After being released by RBC following their bankruptcy, he was without a club until he signed for Bulgarian club CSKA Sofia in June 2010.

In January 2012, he signed for Ukrainian club Metalurh Donetsk on a three-and-a-half-year contract. During his time in Ukraine, a war with Russia began, and the club had to relocate to Kyiv for safety.

In October 2015, after Metalurh Donetsk went bankrupt, he returned to Bulgaria to sign for Botev Plovdiv. On 23 October 2015, on his debut for the club, Nelson scored the winning goal against Pirin Blagoevgrad.

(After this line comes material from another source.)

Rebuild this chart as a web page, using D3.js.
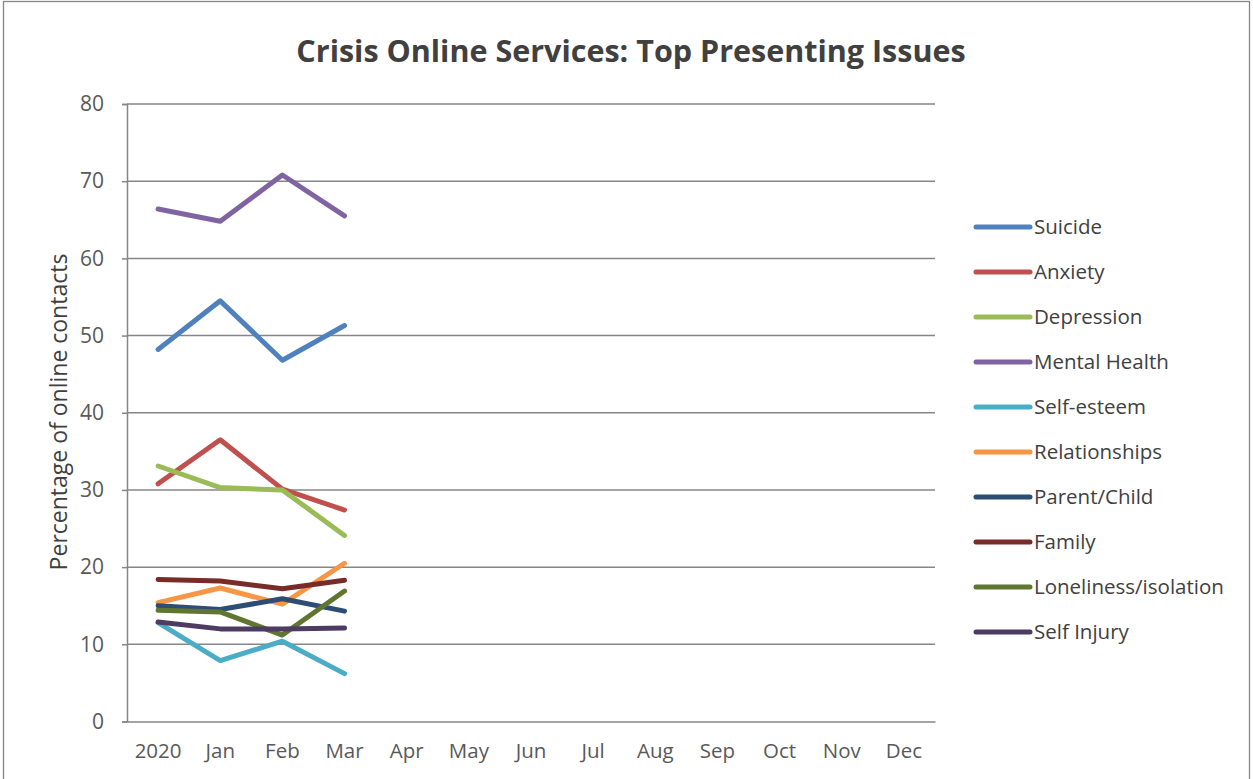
<!DOCTYPE html>
<html><head><meta charset="utf-8">
<script src="https://cdn.jsdelivr.net/npm/d3@7"></script>
<style>body{margin:0;background:#fff;} svg{display:block;}</style>
</head><body>
<script>
const categories = ["2020","Jan","Feb","Mar","Apr","May","Jun","Jul","Aug","Sep","Oct","Nov","Dec"];
const yTicks = [0,10,20,30,40,50,60,70,80];
const seriesNames = ["Suicide","Anxiety","Depression","Mental Health","Self-esteem","Relationships","Parent/Child","Family","Loneliness/isolation","Self Injury"];
const seriesColors = ["#4F81BD","#C0504D","#9BBB59","#8064A2","#4BACC6","#F79646","#2C4D75","#772C2A","#5F7530","#4D3B62"];
const suicide = [48.2, 54.5, 46.8, 51.3];
const anxiety = [30.8, 36.5, 30.1, 27.4];
const depression = [33.1, 30.3, 30.0, 24.1];
const mentalHealth = [66.4, 64.8, 70.8, 65.5];
const selfEsteem = [12.8, 7.9, 10.4, 6.2];
const relationships = [15.4, 17.3, 15.2, 20.5];
const parentChild = [15.0, 14.5, 15.9, 14.3];
const family = [18.4, 18.2, 17.2, 18.3];
const loneliness = [14.4, 14.2, 11.2, 16.9];
const selfInjury = [12.9, 12.0, 12.0, 12.1];
const seriesValues = [suicide, anxiety, depression, mentalHealth, selfEsteem, relationships, parentChild, family, loneliness, selfInjury];

(function () {
const W = 1253, H = 779;
const svg = d3.select("body").append("svg").attr("width", W).attr("height", H);
const font = "'Open Sans', sans-serif";

svg.append("rect").attr("x", 3.5).attr("y", 1.5).attr("width", 1246).attr("height", 800)
  .attr("fill", "#fff").attr("stroke", "#868686").attr("stroke-width", 1.3);

const pL = 127, pR = 935, pT = 104, pB = 721.5;
const x = d3.scaleBand().domain(categories).range([pL, pR]);
const y = d3.scaleLinear().domain([0, 80]).range([pB, pT]);

svg.append("g").selectAll("line").data(yTicks.filter(d => d > 0)).join("line")
  .attr("x1", pL).attr("x2", pR).attr("y1", d => y(d)).attr("y2", d => y(d))
  .attr("stroke", "#868686").attr("stroke-width", 1.5);

const yAxis = svg.append("g").attr("transform", `translate(${pL},0)`)
  .call(d3.axisLeft(y).tickValues(yTicks).tickSize(5).tickPadding(18));
yAxis.select(".domain").attr("stroke", "#868686").attr("stroke-width", 1.5);
yAxis.selectAll(".tick line").attr("stroke", "#868686").attr("stroke-width", 1.5);
yAxis.selectAll("text").attr("fill", "#595959").style("font-family", font).style("font-size", "21px");

const xAxis = svg.append("g").attr("transform", `translate(0,${pB})`)
  .call(d3.axisBottom(x).tickSize(0).tickPadding(22));
xAxis.select(".domain").attr("stroke", "#868686").attr("stroke-width", 1.5);
xAxis.selectAll("text").attr("fill", "#595959").style("font-family", font).style("font-size", "20.5px");

svg.append("text").attr("x", 631).attr("y", 62).attr("text-anchor", "middle")
  .attr("fill", "#404040").style("font-family", font).style("font-weight", "bold").style("font-size", "30.5px")
  .text("Crisis Online Services: Top Presenting Issues");

svg.append("text").attr("transform", `translate(67,412) rotate(-90)`).attr("text-anchor", "middle")
  .attr("fill", "#404040").style("font-family", font).style("font-size", "23px")
  .text("Percentage of online contacts");

const line = d3.line().x((d, i) => x(categories[i]) + x.bandwidth() / 2).y(d => y(d));
svg.append("g").selectAll("path").data(seriesValues).join("path")
  .attr("d", d => line(d)).attr("fill", "none")
  .attr("stroke", (d, i) => seriesColors[i]).attr("stroke-width", 5)
  .attr("stroke-linejoin", "round").attr("stroke-linecap", "round");

const lg = svg.append("g").selectAll("g").data(seriesNames).join("g")
  .attr("transform", (d, i) => `translate(976,${227 + i * 45})`);
lg.append("line").attr("x1", 0).attr("x2", 54).attr("y1", 0).attr("y2", 0)
  .attr("stroke", (d, i) => seriesColors[i]).attr("stroke-width", 5).attr("stroke-linecap", "round");
lg.append("text").attr("x", 58).attr("y", 0).attr("dy", "0.35em")
  .attr("fill", "#404040").style("font-family", font).style("font-size", "20.5px").text(d => d);
})();
</script>
</body></html>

In January 2017 he signed for Kazakhstan Premier League side FC Kaisar. After his contract was terminated shortly afterwards for personal reasons, he joined Bahraini Premier League side Al-Muharraq.

After his contract with Al-Muharraq expired, in September 2017 he signed for Chennaiyin FC in the Indian Super League. He left the club in April 2019.

==International career==
In June 2011, Nelson expressed interest in representing Suriname at international level.